In the 20-plus years that Lorne Williams has worked and studied at the University of Lethbridge, he’s seen some significant changes. The University has grown, introduced new programs and Faculties, expanded to Alberta’s two largest cities, and become renowned as one of the top-research universities in the country. But for all the positive changes that have occurred, Williams says there is one particular thing close to his heart that requires our collective attention – the stress level of many students on campus.

“Having worked every day with student residents in the past, teaching in the classroom and having lived the university experience myself, I know how difficult student life can be,” says Williams. “It’s more expensive than ever to attend university and students today are under more conflicting demands than ever before. A little bit of assistance goes a long way, and the benefits are something we reap as a society.”

Williams is a long-time monthly contributor to the U of L’s Supporting Our Student (SOS) fund – a cause he feels so passionate about he is the co-Chair of the 2013/14 SOS campaign.

Lorne Williams and Linda Embury are co-Chairs of the Supporting Our Students campaign.

“Students are the reason we’re here,” says Williams about U of L faculty and staff. “Our job as instructors and administrators is to facilitate student success, and that goal has to reach beyond the classroom. In giving to SOS we help students go forward and become positive forces in the external community.”

As assistant dean of northern campuses, a position he accepted after more than a decade as a director, instructor and coordinator at the U of L Calgary campus, Williams has a unique perspective on student life. He says the realities of achieving a post-secondary education are especially diverse and complicated for students.

“There is a huge non-traditional student base today. Many students work full time while pursuing their education, out of sheer necessity in a lot of cases. They have families and other major responsibilities on top of their course work. It’s a lot to juggle, and students struggle because of it. Anything we can do to help alleviate some of that pressure is important and worthwhile, and contributing to SOS does that.”
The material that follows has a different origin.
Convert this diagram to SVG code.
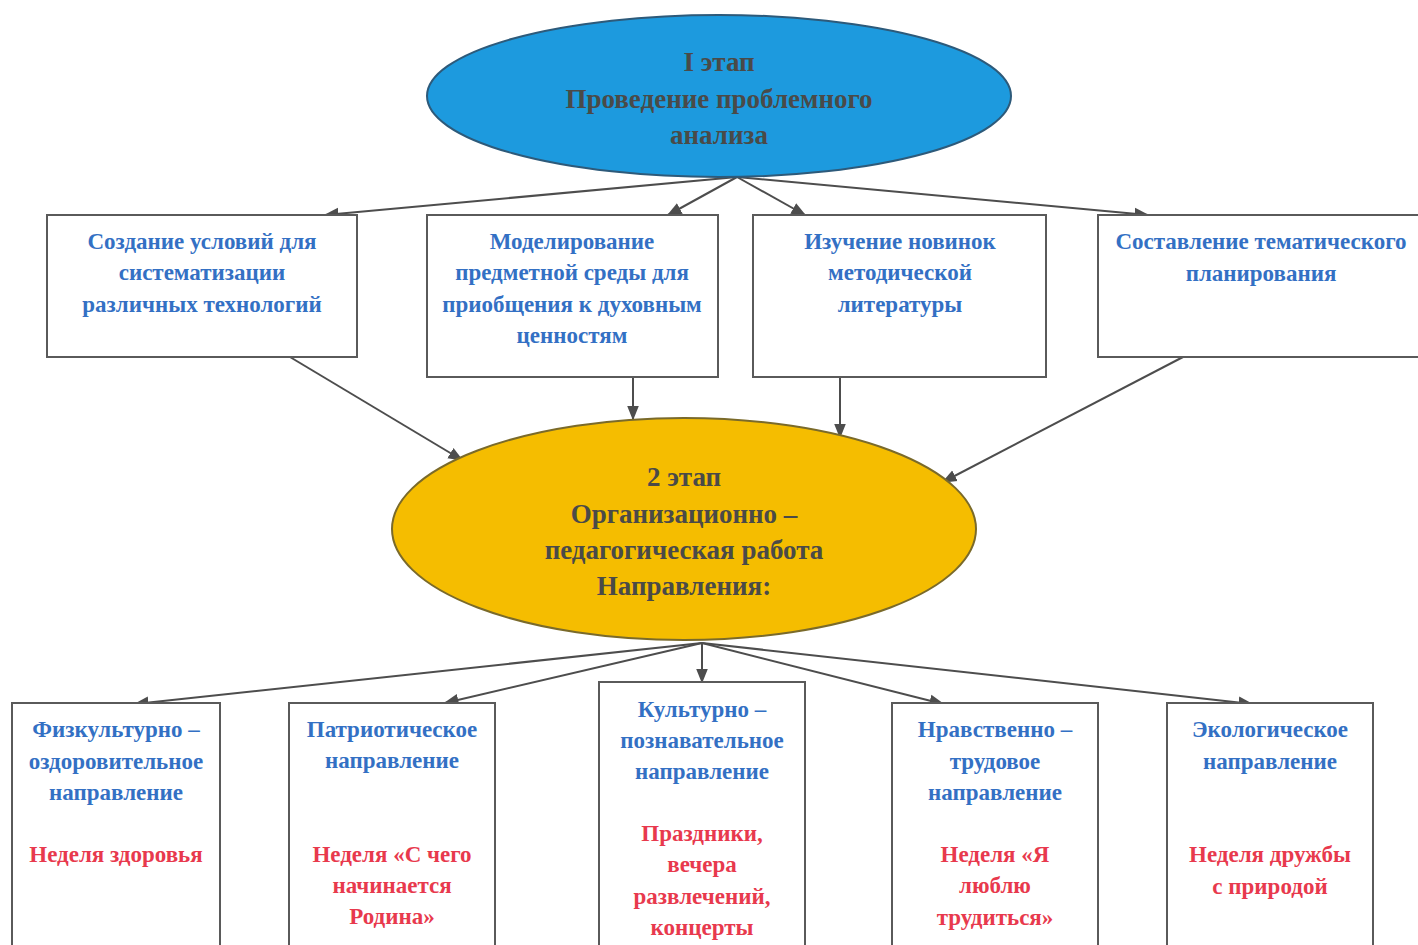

Having earned four degrees, including a Bachelor of Management and Master of Education from the U of L, a Bachelor of Arts from the University of Calgary and a Master of Arts from Royal Roads University, all while balancing a professional career and family, Williams personally empathizes with students and sees his contributions to SOS as a small part of a bigger picture.

“University education is meant for everyone. We have a role to fulfill, an obligation to society – we exist to make communities better,” he says. “The lifeblood of any community is the people who live there, and the U of L is a community filled with citizens who take what they learn here out to the world. We have a responsibility to foster our people. Contributing to SOS, in large or small ways, is a fantastic way of doing that.”